Given instruction :: Starting with the first line below, extract each line through the one that contains "rectangle (877,520); %下の枠", inclusive, excluding pictures.

= = =

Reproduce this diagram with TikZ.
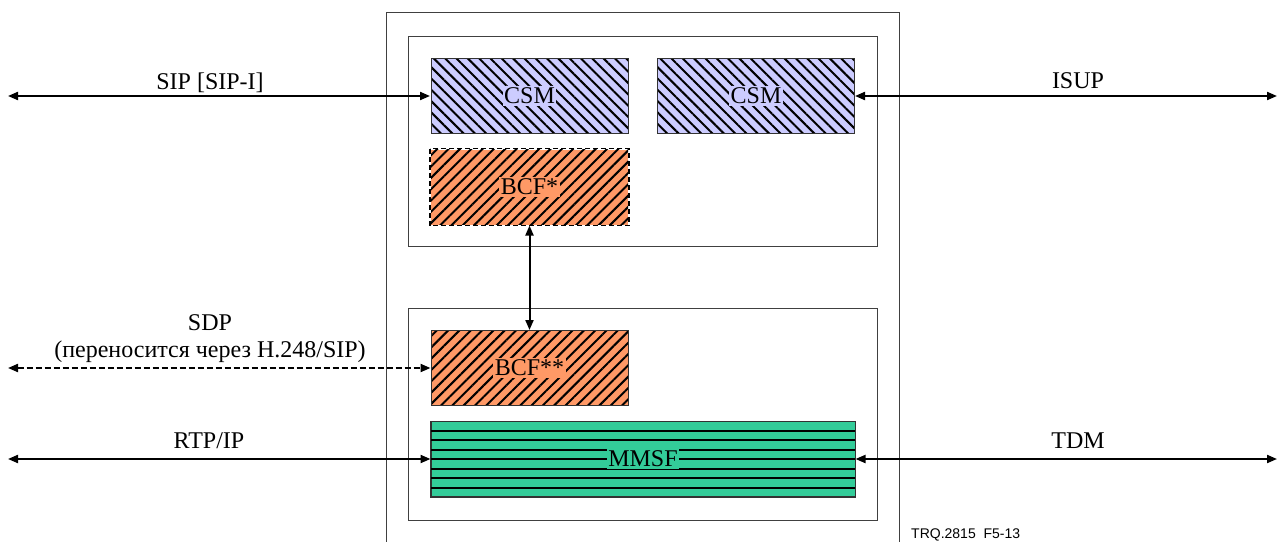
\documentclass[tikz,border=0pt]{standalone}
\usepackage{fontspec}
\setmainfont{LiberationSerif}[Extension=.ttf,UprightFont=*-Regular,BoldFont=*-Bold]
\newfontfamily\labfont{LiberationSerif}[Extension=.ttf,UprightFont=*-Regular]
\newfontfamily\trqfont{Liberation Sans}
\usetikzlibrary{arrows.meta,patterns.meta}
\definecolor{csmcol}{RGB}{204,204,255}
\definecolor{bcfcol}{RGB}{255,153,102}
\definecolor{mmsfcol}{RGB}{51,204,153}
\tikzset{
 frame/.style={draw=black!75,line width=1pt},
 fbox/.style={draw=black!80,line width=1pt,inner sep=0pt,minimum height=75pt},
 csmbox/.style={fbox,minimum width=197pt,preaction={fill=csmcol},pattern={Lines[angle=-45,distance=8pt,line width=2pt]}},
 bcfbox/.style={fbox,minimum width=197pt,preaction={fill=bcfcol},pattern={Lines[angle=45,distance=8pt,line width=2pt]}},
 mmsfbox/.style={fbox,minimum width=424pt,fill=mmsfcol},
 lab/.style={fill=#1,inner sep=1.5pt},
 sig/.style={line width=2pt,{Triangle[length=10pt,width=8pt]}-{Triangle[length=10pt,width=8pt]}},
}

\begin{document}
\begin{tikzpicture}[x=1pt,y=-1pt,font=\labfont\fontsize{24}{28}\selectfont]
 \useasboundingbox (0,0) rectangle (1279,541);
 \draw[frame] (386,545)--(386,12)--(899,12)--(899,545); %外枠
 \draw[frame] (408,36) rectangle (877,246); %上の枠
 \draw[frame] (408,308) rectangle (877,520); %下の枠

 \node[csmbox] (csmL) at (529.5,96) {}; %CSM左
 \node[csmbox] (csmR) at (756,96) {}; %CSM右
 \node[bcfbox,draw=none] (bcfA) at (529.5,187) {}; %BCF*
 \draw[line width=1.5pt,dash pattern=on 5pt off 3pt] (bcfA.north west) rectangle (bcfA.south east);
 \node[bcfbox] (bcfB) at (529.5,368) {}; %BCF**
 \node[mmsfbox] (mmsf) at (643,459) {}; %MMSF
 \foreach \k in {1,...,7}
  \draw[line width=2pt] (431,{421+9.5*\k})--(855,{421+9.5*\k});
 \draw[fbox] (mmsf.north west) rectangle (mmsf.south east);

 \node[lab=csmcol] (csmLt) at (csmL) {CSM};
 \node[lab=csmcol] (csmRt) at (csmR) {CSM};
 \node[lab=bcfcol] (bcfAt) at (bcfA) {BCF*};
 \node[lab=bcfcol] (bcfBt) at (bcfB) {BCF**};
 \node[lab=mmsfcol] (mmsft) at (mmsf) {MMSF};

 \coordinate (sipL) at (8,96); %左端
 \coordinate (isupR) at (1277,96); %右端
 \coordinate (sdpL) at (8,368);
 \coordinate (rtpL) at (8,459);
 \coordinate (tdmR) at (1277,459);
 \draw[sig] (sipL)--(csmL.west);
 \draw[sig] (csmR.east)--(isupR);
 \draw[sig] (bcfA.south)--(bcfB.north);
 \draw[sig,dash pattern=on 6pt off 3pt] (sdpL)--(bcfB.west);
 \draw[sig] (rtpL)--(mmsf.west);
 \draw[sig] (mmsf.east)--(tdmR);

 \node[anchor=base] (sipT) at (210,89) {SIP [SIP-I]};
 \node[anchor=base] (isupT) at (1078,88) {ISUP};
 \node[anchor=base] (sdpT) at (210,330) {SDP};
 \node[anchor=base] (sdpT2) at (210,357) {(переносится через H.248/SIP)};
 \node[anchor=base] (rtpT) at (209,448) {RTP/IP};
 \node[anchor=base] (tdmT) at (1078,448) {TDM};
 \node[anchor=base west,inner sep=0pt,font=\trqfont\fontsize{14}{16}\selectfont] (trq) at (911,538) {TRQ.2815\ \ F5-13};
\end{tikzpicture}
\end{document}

= = =

Response to the exercise ::
Reproduce this diagram with TikZ.
\documentclass[tikz,border=0pt]{standalone}
\usepackage{fontspec}
\setmainfont{LiberationSerif}[Extension=.ttf,UprightFont=*-Regular,BoldFont=*-Bold]
\newfontfamily\labfont{LiberationSerif}[Extension=.ttf,UprightFont=*-Regular]
\newfontfamily\trqfont{Liberation Sans}
\usetikzlibrary{arrows.meta,patterns.meta}
\definecolor{csmcol}{RGB}{204,204,255}
\definecolor{bcfcol}{RGB}{255,153,102}
\definecolor{mmsfcol}{RGB}{51,204,153}
\tikzset{
 frame/.style={draw=black!75,line width=1pt},
 fbox/.style={draw=black!80,line width=1pt,inner sep=0pt,minimum height=75pt},
 csmbox/.style={fbox,minimum width=197pt,preaction={fill=csmcol},pattern={Lines[angle=-45,distance=8pt,line width=2pt]}},
 bcfbox/.style={fbox,minimum width=197pt,preaction={fill=bcfcol},pattern={Lines[angle=45,distance=8pt,line width=2pt]}},
 mmsfbox/.style={fbox,minimum width=424pt,fill=mmsfcol},
 lab/.style={fill=#1,inner sep=1.5pt},
 sig/.style={line width=2pt,{Triangle[length=10pt,width=8pt]}-{Triangle[length=10pt,width=8pt]}},
}

\begin{document}
\begin{tikzpicture}[x=1pt,y=-1pt,font=\labfont\fontsize{24}{28}\selectfont]
 \useasboundingbox (0,0) rectangle (1279,541);
 \draw[frame] (386,545)--(386,12)--(899,12)--(899,545); %外枠
 \draw[frame] (408,36) rectangle (877,246); %上の枠
 \draw[frame] (408,308) rectangle (877,520); %下の枠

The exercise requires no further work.